Cross Country Checkup

People with 'invisible illnesses' at risk during COVID-19 pandemic, says woman with autoimmune disease

Many people in self-isolation because of the COVID-19 pandemic are likely doing so for the first time. But this is a typical flu season precaution for Laura Brown, who has a rare autoimmune condition.

Self-isolation and heightened personal hygiene practices are nothing new for Laura Brown

Laura Brown posted these photos of herself on Twitter to illustrate the potentially dire effects of her rare autoimmune disease. 'I am the immunosuppressed. It’s not just the elderly at risk,' she said, in wake of the COVID-19 pandemic. (Laura Brown/Twitter)

Many people in self-isolation because of the COVID-19 pandemic are likely doing so for the first time. But this is a typical flu season precaution for Laura Brown.

The Toronto-based writer and designer has mixed connective tissue disease (MCTD), a rare autoimmune condition that can produce symptoms similar to several other tissue diseases including rheumatoid arthritis and lupus.

"All of the precautions that are being touted in the media are the ones I take generally on every flu season from October to May," Brown, who is currently under self-quarantine, told Checkup host Duncan McCue.

"So the recommendations that they are putting out is just what has become my new normal since being diagnosed."

A growing number of Canadians are working from home or going into self-isolation this week, as the number of COVID-19 cases in the country surpassed 300.

Public figures currently in self-isolation because of testing positive of the virus, or being in contact with people who have tested positive, include Prime Minister Justin Trudeau, his wife Sophie Grégoire Trudeau and Toronto Councillor Josh Matlow.

Brown says she is "highly diligent" about washing her hands. She takes public transit often, so she frequently uses hand sanitizer as well. She doesn't eat "communal food" and wipes down her phone with disinfectant wipes every day.

She's also used to not touching her face in public — a difficult habit to break when she was diagnosed with MCTD shortly after her 30th birthday.

"If I do have to touch my face, I will use hand sanitizer. If I have an itch on my nose [or] my eye I will touch my face at home, because my home is very sterile. But it's just something that has become a part of my day to day," she said.

On Friday, Brown tweeted two photos of herself from last spring that were taken a few weeks apart. The first shows her in a room where she gave a presentation to about 500 people.

The second was taken from a hospital bed where she was treated for a serious infection after a visit from her mother, who had recently recovered from a viral chest infection.

"We thought she was over it, and it would be safe to visit.
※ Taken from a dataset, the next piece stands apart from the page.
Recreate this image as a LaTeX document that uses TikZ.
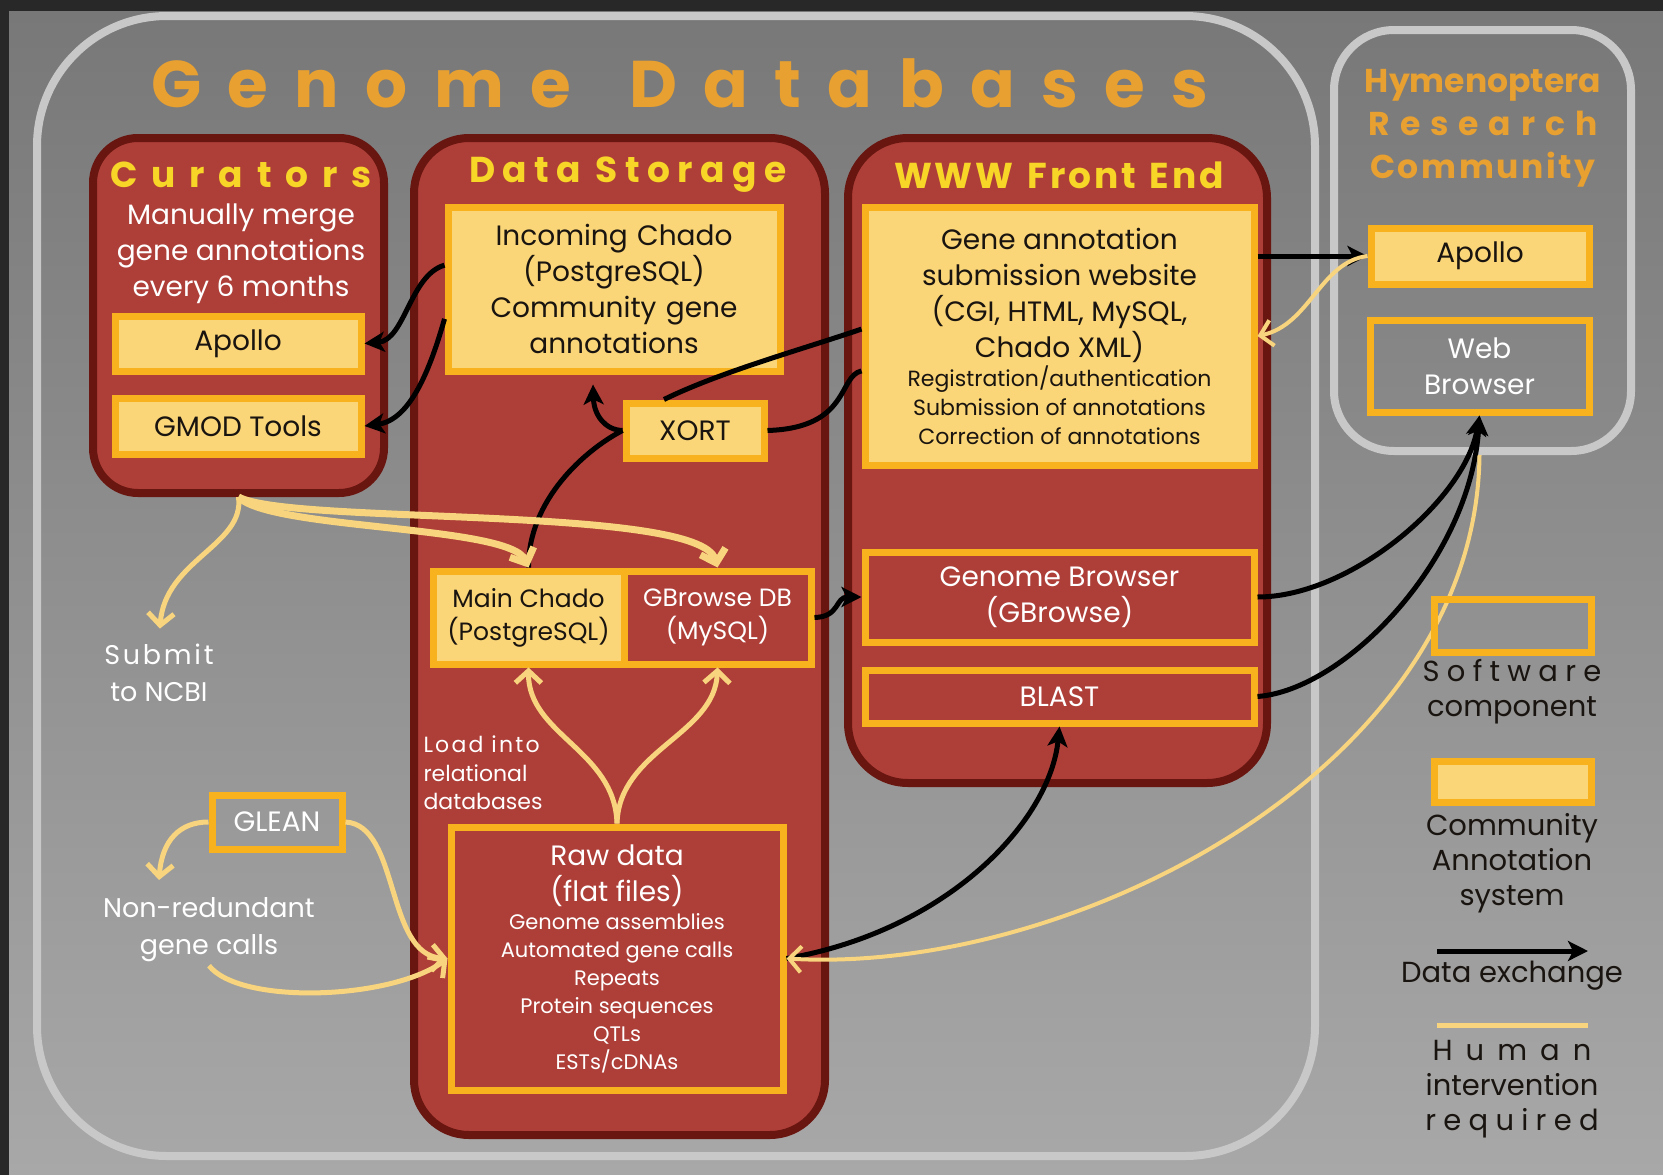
\documentclass[tikz,border=0pt]{standalone}
\usepackage{fontspec}
\setmainfont{Poppins}
\usetikzlibrary{arrows.meta,positioning,calc}
\definecolor{framedark}{RGB}{40,40,40}
\definecolor{bgtop}{RGB}{120,120,120}
\definecolor{bgbot}{RGB}{168,168,168}
\definecolor{rimgray}{RGB}{200,200,200}
\definecolor{panelred}{RGB}{174,62,56}
\definecolor{paneledge}{RGB}{105,22,16}
\definecolor{amber}{RGB}{247,178,30}
\definecolor{cream}{RGB}{250,214,120}
\definecolor{titleorange}{RGB}{232,160,48}
\definecolor{headyellow}{RGB}{248,214,40}
\definecolor{humanyellow}{RGB}{247,212,125}
\definecolor{ink}{RGB}{25,20,15}
\newcommand\natspace{\spaceskip=\fontdimen2\font\relax}
\tikzset{
  rim/.style={draw=rimgray, line width=8pt},
  panel/.style={draw=paneledge, fill=panelred, line width=8pt},
  combox/.style={draw=amber, fill=cream, line width=7pt, align=center, text=ink, inner sep=0pt},
  softbox/.style={draw=amber, fill=panelred, line width=7pt, align=center, text=white, inner sep=0pt},
  openbox/.style={draw=amber, line width=7pt, align=center, text=white, inner sep=0pt},
  heading/.style={text=headyellow, font=\fontsize{36}{40}\selectfont\bfseries},
  bodytxt/.style={font=\fontsize{28}{36}\selectfont},
  legtxt/.style={text=ink, align=center, font=\fontsize{29}{35}\selectfont},
  graytxt/.style={text=white, align=center, font=\fontsize{27}{37}\selectfont},
  dataflow/.style={-{Stealth[length=20pt,width=20pt,inset=5pt]}, line width=5pt, draw=black},
  humanflow/.style={-{Straight Barb[length=12pt,width=26pt]}, line width=5pt, draw=humanyellow}
}

\begin{document}
\begin{tikzpicture}[x=1pt,y=-1pt]
% ---- background ----
\fill[framedark] (0,0) rectangle (1663,1175);
\shade[top color=bgtop, bottom color=bgbot] (9,11) rectangle (1663,1175);
\useasboundingbox (0,0) rectangle (1663,1175);

% ---- outlines and panels ----
\node[rim, rounded corners=130pt, minimum width=1278pt, minimum height=1140pt] (gdb) at (676,586) {};
\node[rim, rounded corners=60pt, minimum width=297pt, minimum height=421pt] (hrc) at (1482.5,240.5) {};
\node[panel, rounded corners=45pt, minimum width=291pt, minimum height=355pt] (cur) at (238.5,315.5) {};
\node[panel, rounded corners=55pt, minimum width=411pt, minimum height=997pt] (store) at (619.5,636.5) {};
\node[panel, rounded corners=60pt, minimum width=419pt, minimum height=645pt] (www) at (1057.5,460.5) {};

% ---- headings ----
\node[text=titleorange, font=\fontsize{66}{70}\selectfont\bfseries] (title) at (680,83) {\addfontfeatures{LetterSpace=40}Genome\hspace{58pt}Databases};
\node[heading] (curhead) at (241,175) {\addfontfeatures{LetterSpace=38}Curators};
\node[heading] (storehead) at (628,175) {\addfontfeatures{LetterSpace=21}Data\hspace{14pt}Storage};
\node[heading] (wwwhead) at (1059,175) {\addfontfeatures{LetterSpace=8}WWW\hspace{14pt}Front\hspace{14pt}End};
\node[text=titleorange, align=center, font=\fontsize{33}{43}\selectfont\bfseries] (hym) at (1483,128) {Hymenoptera\\{\addfontfeatures{LetterSpace=30}Research}\\{\addfontfeatures{LetterSpace=8}Community}};
\node[text=white, align=center, bodytxt] (curtxt) at (241,254) {Manually merge\\gene annotations\\every 6 months};

% ---- components ----
\node[combox, minimum width=332pt, minimum height=164pt, text width=320pt, bodytxt] (incoming) at (614,289) {Incoming Chado\\(PostgreSQL)\\Community gene\\annotations};
\node[combox, minimum width=246pt, minimum height=55pt, bodytxt] (capollo) at (238,343.5) {Apollo};
\node[combox, minimum width=246pt, minimum height=56pt, bodytxt] (gmod) at (238,426) {GMOD Tools};
\node[combox, minimum width=138pt, minimum height=55pt, bodytxt] (xort) at (695,430.5) {XORT};
\node[combox, minimum width=389pt, minimum height=258pt, text width=380pt] (geneann) at (1059.5,336) {{\fontsize{28}{36}\selectfont\natspace Gene annotation\\submission website\\(CGI, HTML, MySQL,\\Chado XML)\par}{\fontsize{22}{29}\selectfont\natspace Registration/authentication\\Submission of annotations\\Correction of annotations\par}};
\node[combox, minimum width=191pt, minimum height=93pt, font=\fontsize{25}{33}\selectfont] (mainchado) at (528.5,617.5) {Main Chado\\(PostgreSQL)};
\node[softbox, minimum width=187pt, minimum height=93pt, font=\fontsize{25}{33}\selectfont] (gbrowsedb) at (717.5,617.5) {GBrowse DB\\(MySQL)};
\node[softbox, minimum width=389pt, minimum height=90pt, bodytxt] (gbrowse) at (1059.5,597) {Genome Browser\\(GBrowse)};
\node[softbox, minimum width=389pt, minimum height=53pt, bodytxt] (blast) at (1059.5,696.5) {BLAST};
\node[softbox, minimum width=332pt, minimum height=263pt, text width=320pt] (rawdata) at (617,958.5) {{\fontsize{28}{36}\selectfont\natspace Raw data\\(flat files)\par}{\fontsize{21}{28}\selectfont\natspace Genome assemblies\\Automated gene calls\\Repeats\\Protein sequences\\QTLs\\ESTs/cDNAs\par}};
\node[openbox, minimum width=130pt, minimum height=54pt, bodytxt] (glean) at (277,822) {GLEAN};
\node[combox, minimum width=218pt, minimum height=56pt, bodytxt] (hapollo) at (1480,256) {Apollo};
\node[openbox, minimum width=219pt, minimum height=92pt, bodytxt] (webbrowser) at (1479.5,366) {Web\\Browser};

% ---- free texts ----
\node[graytxt] (ncbi) at (159,673) {{\addfontfeatures{LetterSpace=10}Submit}\\to NCBI};
\node[graytxt] (nonred) at (209,930) {Non-redundant\\gene calls};
\node[text=white, align=left, anchor=west, font=\fontsize{22}{28.5}\selectfont] (loadtxt) at (420,773) {{\addfontfeatures{LetterSpace=10}Load\hspace{8pt}into}\\relational\\databases};
\coordinate (gleantip) at (159,880);

% ---- data exchange ----
\draw[dataflow] (incoming.172) .. controls (410,275) and (405,340) .. (capollo.east);
\draw[dataflow] (incoming.190) .. controls (430,370) and (410,420) .. (gmod.east);
\draw[dataflow, -] (mainchado.north) .. controls (528,500) and (585,450) .. (xort.west);
\draw[dataflow, shorten >=10pt] (xort.west) .. controls (605,430) and (594,415) .. (incoming.256);
\draw[dataflow, -] (geneann.178) .. controls (800,350) and (720,372) .. (xort.135);
\draw[dataflow, -] (geneann.190) .. controls (838,376) and (850,428) .. (xort.east);
\draw[dataflow] (gbrowsedb.east) .. controls (840,617) and (835,597) .. (gbrowse.west);
\draw[dataflow] (gbrowse.east) .. controls (1350,597) and (1465,500) .. (webbrowser.south);
\draw[dataflow] (blast.east) .. controls (1345,690) and (1470,560) .. (webbrowser.south);
\draw[dataflow] (rawdata.east) .. controls (950,930) and (1050,820) .. (blast.south);
\draw[dataflow] (geneann.east |- hapollo.west) -- (hapollo.west);

% ---- human intervention ----
\draw[humanflow, line width=4pt] (hapollo.west) .. controls (1320,262) and (1310,325) .. (geneann.east);
\draw[humanflow, line width=4pt] (hrc.south -| webbrowser.south) .. controls (1476,770) and (1070,975) .. (rawdata.east);
\draw[humanflow, shorten >=12pt] (cur.south) .. controls (245,545) and (165,560) .. (ncbi.north);
\draw[humanflow, line width=7pt] (cur.south) .. controls (270,530) and (510,525) .. (mainchado.north);
\draw[humanflow, line width=7pt] (cur.south) .. controls (290,525) and (700,505) .. (gbrowsedb.north);
\draw[humanflow] (rawdata.north) .. controls (615,750) and (528,735) .. (mainchado.south);
\draw[humanflow] (rawdata.north) .. controls (619,750) and (715,735) .. (gbrowsedb.south);
\draw[humanflow] (glean.west) .. controls (180,822) and (162,840) .. (gleantip);
\draw[humanflow] (glean.east) .. controls (400,825) and (385,955) .. (rawdata.west);
\draw[humanflow] (nonred.south) .. controls (240,1005) and (390,1000) .. (rawdata.west);

% ---- legend ----
\node[openbox, minimum width=157pt, minimum height=53pt] (legsoft) at (1512.5,625.5) {};
\node[combox, minimum width=157pt, minimum height=41pt] (legcomm) at (1512.5,781.5) {};
\node[legtxt] (legsofttxt) at (1512,692) {{\addfontfeatures{LetterSpace=25}Software}\\component};
\node[legtxt] (legcommtxt) at (1512,863) {Community\\Annotation\\system};
\coordinate (dxa) at (1437,951);
\coordinate (dxb) at (1588,951);
\draw[dataflow] (dxa) -- (dxb);
\node[legtxt] (legdatatxt) at (1512,976) {Data exchange};
\coordinate (hia) at (1437,1025);
\coordinate (hib) at (1588,1025);
\draw[humanflow, -] (hia) -- (hib);
\node[legtxt] (leghumtxt) at (1512,1089) {{\addfontfeatures{LetterSpace=45}Human}\\intervention\\{\addfontfeatures{LetterSpace=25}required}};
\end{tikzpicture}
\end{document}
It turns out it wasn't. I ended up catching it. I got really, really sick, and developed a secondary bacterial infection because of it, which landed me in the ER," she said.

Brown was sick for about three weeks after that infection, and battled minor recurring infections months after that.

She followed up that tweet with another using the hashtag #HighRiskCovid19, which some people have been using to highlight their conditions and put a spotlight on people who may not fit popular conceptions of who is most likely to suffer the worst effects from the novel coronavirus.

Brown hopes that people learning about social distancing, self-isolation and other hygiene practices will take those lessons with them through the coronavirus pandemic and beyond.

"Don't forget this once COVID is over. Take these practices into the next cold and flu season. If you are feeling sick — stay home. Work from home," she entreated.

"There are people like us who have what appear to be invisible illnesses out and about in community, and you can still infect us if you stop doing that day-to-day hygiene that you've adopted through this COVID process."